Well, stainless steel, granite, and natural wood have been the style for a long time now. Planned obsolescence isn’t working, so we need to give people a reason to redecorate, or move. They’ve tried this on several fronts with no success over the past few years — getting rid of granite, getting rid of stainless steel for “polar white” — but nothing’s budged people much. Money remains tight, and the old kitchens still look good.

VIRGINIA POSTREL: Frat Boys, Drunken Girls and Paternalism.

Given the mounting concern about sexual assault on college campuses, you might expect activists to welcome a fraternity adviser’s message that Greek houses should take positive steps to protect inebriated women from potential dangers.

You’d be wrong. Apparently it’s not enough to watch out for the welfare of drunken young women. You have to do so without suggesting that they, rather than the diabolical forces of fraternity life, have any responsibility for their intoxication — even if they arrive at a party plastered. Judging, or even acknowledging, the risky behavior of female college students has become a cultural taboo.

Hence the fate of Forbes.com contributor Bill Frezza, who briefly published a column — under the deliberately provocative headline “Drunk Female Guests Are The Gravest Threat To Fraternities” — warning fraternities to watch out for female party guests who show up intoxicated. “I don’t care how pretty or flirtatious a young lady is; if she’s visibly intoxicated, don’t let her in,” he wrote. The consequences, he warned, could be grave. . . .

The column was almost immediately jerked from the site, and Frezza, who has written for Forbes since 2011, was summarily fired. . . . Commentators were outraged that Frezza — a man! — appealed to the self-interest of fraternity members, and addressed the subject from their perspective rather than tackling broader issues of morality or condemning the decadence of Greek life. . . . The reaction to the piece was entirely overwrought. You’d think Frezza had called for getting women drunk and raping them rather than suggesting that fraternity members escort intoxicated women out of the party and put them safely in cabs.
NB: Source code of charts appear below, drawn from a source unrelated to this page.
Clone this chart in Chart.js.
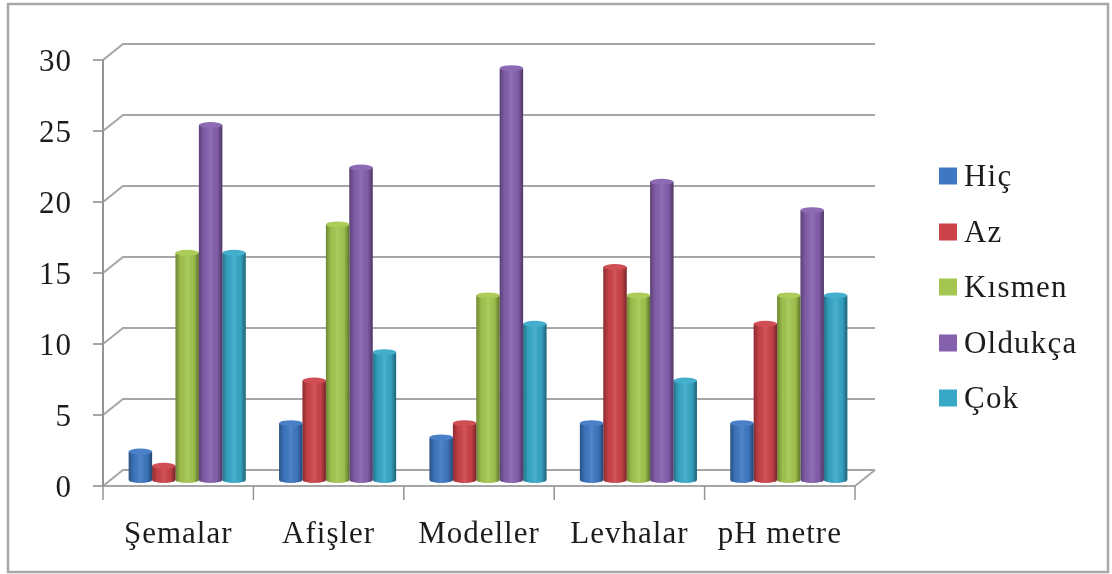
<!DOCTYPE html>
<html lang="tr">
<head>
<meta charset="utf-8">
<title>Materyal kullanımı</title>
<script src="https://cdn.jsdelivr.net/npm/chart.js@4"></script>
<style>
  html, body { margin: 0; background: #fff; }
  #wrap { width: 1112px; height: 574px; }
</style>
</head>
<body>
<div id="wrap"><canvas id="myChart" width="1112" height="574"></canvas></div>
<script>
const categories = ["Şemalar", "Afişler", "Modeller", "Levhalar", "pH metre"];
const seriesNames = ["Hiç", "Az", "Kısmen", "Oldukça", "Çok"];
const hic = [2, 4, 3, 4, 4];
const az = [1, 7, 4, 15, 11];
const kismen = [16, 18, 13, 13, 13];
const oldukca = [25, 22, 29, 21, 19];
const cok = [16, 9, 11, 7, 13];
const seriesValues = [hic, az, kismen, oldukca, cok];
const seriesColors = ["#3f78c2", "#cb4349", "#a2c64f", "#8560ad", "#37a8c8"];
const capColors = ["#4a80c8", "#d04f55", "#abcc59", "#8d6ab4", "#44afcd"];
const yTicks = [0, 5, 10, 15, 20, 25, 30];

const FONT = "Liberation Serif";
const TEXT_COLOR = "#1c1c1c";
const LINE_COLOR = "#a6a6a6";

// depth of the fake 3d box and where the bars stand inside it
const backX = 20;
const backY = -16;
const barX = 9;
const barY = -9;
const capRadius = 3;
// the axis labels hang a little below the front edge of the box
const labelDrop = 3;

// outer frame, walls and floor of the box, drawn behind the bars
const boxPlugin = {
  id: "box",
  beforeDatasetsDraw(chart) {
    const { ctx, chartArea, scales } = chart;
    const { left, right } = chartArea;
    const top = chartArea.top - labelDrop;
    const bottom = chartArea.bottom - labelDrop;
    ctx.save();

    ctx.strokeStyle = "#a8a8a8";
    ctx.lineWidth = 2.5;
    ctx.strokeRect(8, 4, 1100, 568);

    ctx.strokeStyle = LINE_COLOR;
    ctx.lineWidth = 2;
    yTicks.forEach((tick) => {
      const y = scales.y.getPixelForValue(tick) - labelDrop;
      ctx.beginPath();
      ctx.moveTo(left - 10, y);
      ctx.lineTo(left, y);
      ctx.lineTo(left + backX, y + backY);
      ctx.lineTo(right + backX, y + backY);
      ctx.stroke();
    });

    // front edge of the floor and its right side
    ctx.beginPath();
    ctx.moveTo(left, bottom);
    ctx.lineTo(right, bottom);
    ctx.lineTo(right + backX, bottom + backY);
    ctx.stroke();

    ctx.strokeStyle = "#949494";
    ctx.beginPath();
    ctx.moveTo(left, top);
    ctx.lineTo(left, bottom);
    ctx.stroke();

    // category separators under the floor
    ctx.lineWidth = 1.5;
    const step = (right - left) / categories.length;
    for (let i = 0; i <= categories.length; i++) {
      const x = left + i * step;
      ctx.beginPath();
      ctx.moveTo(x, bottom);
      ctx.lineTo(x, bottom + 14);
      ctx.stroke();
    }
    ctx.restore();

    // bars sit in the middle of the box depth
    ctx.save();
    ctx.translate(barX, barY);
  },
  afterDatasetDraw(chart, args) {
    const { ctx } = chart;
    const i = args.index;
    args.meta.data.forEach((bar) => {
      const half = bar.width / 2;
      const x0 = bar.x - half;
      const x1 = bar.x + half;

      // rounded foot, same colour as the bar
      ctx.fillStyle = seriesColors[i];
      ctx.beginPath();
      ctx.ellipse(bar.x, bar.base, half, capRadius, 0, 0, Math.PI);
      ctx.fill();

      // cylinder shading across the body
      const shade = ctx.createLinearGradient(x0, 0, x1, 0);
      shade.addColorStop(0, "rgba(0,0,0,0.32)");
      shade.addColorStop(0.22, "rgba(0,0,0,0.04)");
      shade.addColorStop(0.5, "rgba(255,255,255,0.1)");
      shade.addColorStop(0.78, "rgba(0,0,0,0.04)");
      shade.addColorStop(1, "rgba(0,0,0,0.42)");
      ctx.fillStyle = shade;
      ctx.beginPath();
      ctx.moveTo(x0, bar.y);
      ctx.lineTo(x1, bar.y);
      ctx.lineTo(x1, bar.base);
      ctx.ellipse(bar.x, bar.base, half, capRadius, 0, 0, Math.PI);
      ctx.closePath();
      ctx.fill();

      // top of the cylinder
      ctx.fillStyle = capColors[i];
      ctx.beginPath();
      ctx.ellipse(bar.x, bar.y, half, capRadius, 0, 0, Math.PI * 2);
      ctx.fill();
    });
  },
  afterDatasetsDraw(chart) {
    chart.ctx.restore();
  },
};

// series key on the right, gap between swatch and label is tighter than the built-in legend allows
const keyPlugin = {
  id: "key",
  afterDraw(chart) {
    const { ctx } = chart;
    const keyY = [176, 232, 287, 343, 398];
    ctx.save();
    ctx.font = `31px "${FONT}"`;
    ctx.letterSpacing = "1.2px";
    ctx.textBaseline = "middle";
    ctx.textAlign = "left";
    seriesNames.forEach((name, i) => {
      ctx.fillStyle = seriesColors[i];
      ctx.fillRect(939, keyY[i] - 8.5, 18, 17);
      ctx.fillStyle = TEXT_COLOR;
      ctx.fillText(name, 964, keyY[i] + 2);
    });
    ctx.restore();
  },
};

// wider label tracking for the axis text
const trackingPlugin = {
  id: "tracking",
  beforeDraw(chart) {
    chart.ctx.letterSpacing = "1px";
  },
};

const ctx = document.getElementById("myChart");

new Chart(ctx, {
  type: "bar",
  data: {
    labels: categories,
    datasets: seriesValues.map((values, i) => ({
      label: seriesNames[i],
      data: values,
      backgroundColor: seriesColors[i],
      borderWidth: 0,
      clip: false,
    })),
  },
  options: {
    responsive: false,
    animation: false,
    devicePixelRatio: 1,
    categoryPercentage: 0.778,
    barPercentage: 1,
    layout: { padding: { top: 63, right: 257, left: 0, bottom: 0 } },
    plugins: { legend: { display: false }, tooltip: { enabled: false } },
    scales: {
      x: {
        grid: { display: false },
        border: { display: false },
        afterFit(scale) {
          scale.height = 85;
        },
        ticks: {
          color: TEXT_COLOR,
          padding: 19,
          maxRotation: 0,
          font: { family: FONT, size: 31 },
        },
      },
      y: {
        min: 0,
        max: 30,
        grid: { display: false, drawTicks: false },
        border: { display: false },
        afterFit(scale) {
          scale.width = 103;
        },
        ticks: {
          stepSize: 5,
          color: TEXT_COLOR,
          padding: 31,
          font: { family: FONT, size: 31 },
        },
      },
    },
  },
  plugins: [trackingPlugin, boxPlugin, keyPlugin],
});
</script>
</body>
</html>
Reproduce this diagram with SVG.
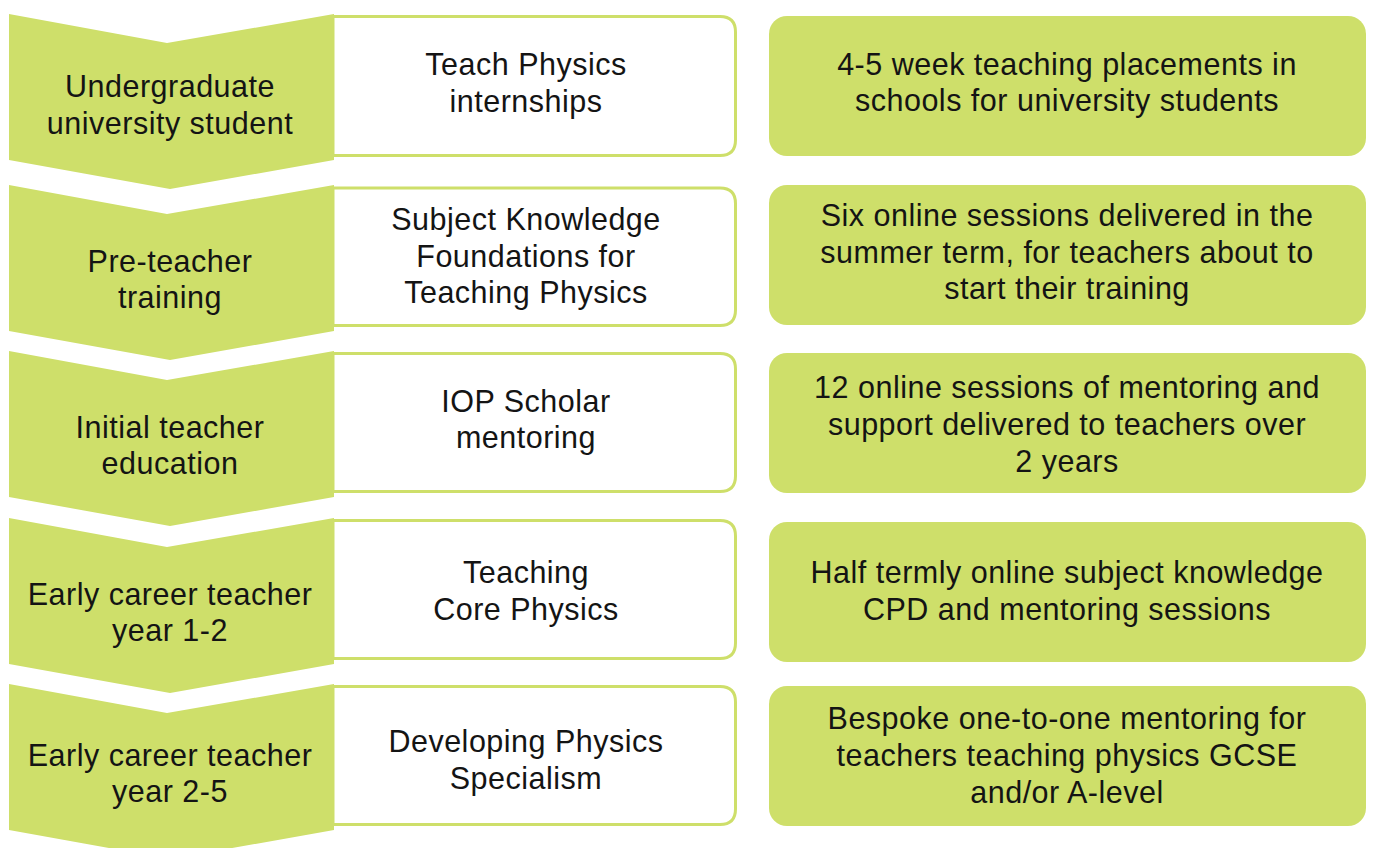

Campus sex hysteria is an engineered moral panic. Its purpose is to justify targeting, punishing, and isolating the people the panic-engineers don’t like. Nothing that counters the chosen narrative, however sensible, can be tolerated. Because it’s not about helping women. It’s about demonizing and marginalizing men.

Let me be clear, as a great man likes to say: This is not a case of good intentions gone wrong. It is a case of bad intentions given free rein. Forbes should be ashamed to play the role of useful idiot here. But read the whole thing for Virginia’s somewhat more nuanced approach.

UPDATE: From the comments: “I had no idea Forbes was so cowardly.” It’s not the magazine it used to be, which is too bad.

TEACH WOMEN NOT TO RAPE (CONT’D): Recent incidents ignite sexual assault discussions.

Recently at Oswego State, a male student headed to the bar on Thursday night with his friends. There, he saw the female teacher assistant for one of the courses he was taking and began to have a friendly conversation with her.

During this time he was belligerently drunk. After spending time talking with his TA, he left for a calzone, only to be followed by the TA and her friend.

“Maybe I was too drunk to tell them where I live,” he said. “Then it became very apparent that she wanted to have sex with me. Her friend was hinting that we were going to have sex, kind of like a wing woman. So we were doing a tour of the house, so she was asking me to take off my clothes, to show off. Her friend showed me the bed where I was going to sleep. Her friend made the bed and I got in it, and then my TA came to the bed and got in it.”

The night left a bad taste in the victim’s mouth. When he woke up, he got his clothes on and she drove him home.

“I could taste cigarettes in my mouth for the rest of the day,” the victim said. He did not attend the following class and slumped in bed for some five days.

I wonder if the university would entertain his complaint, or send him packing in a shameful sexist double standard. Note that this story opens with a male victim, but goes on to talk about self-defense classes for women.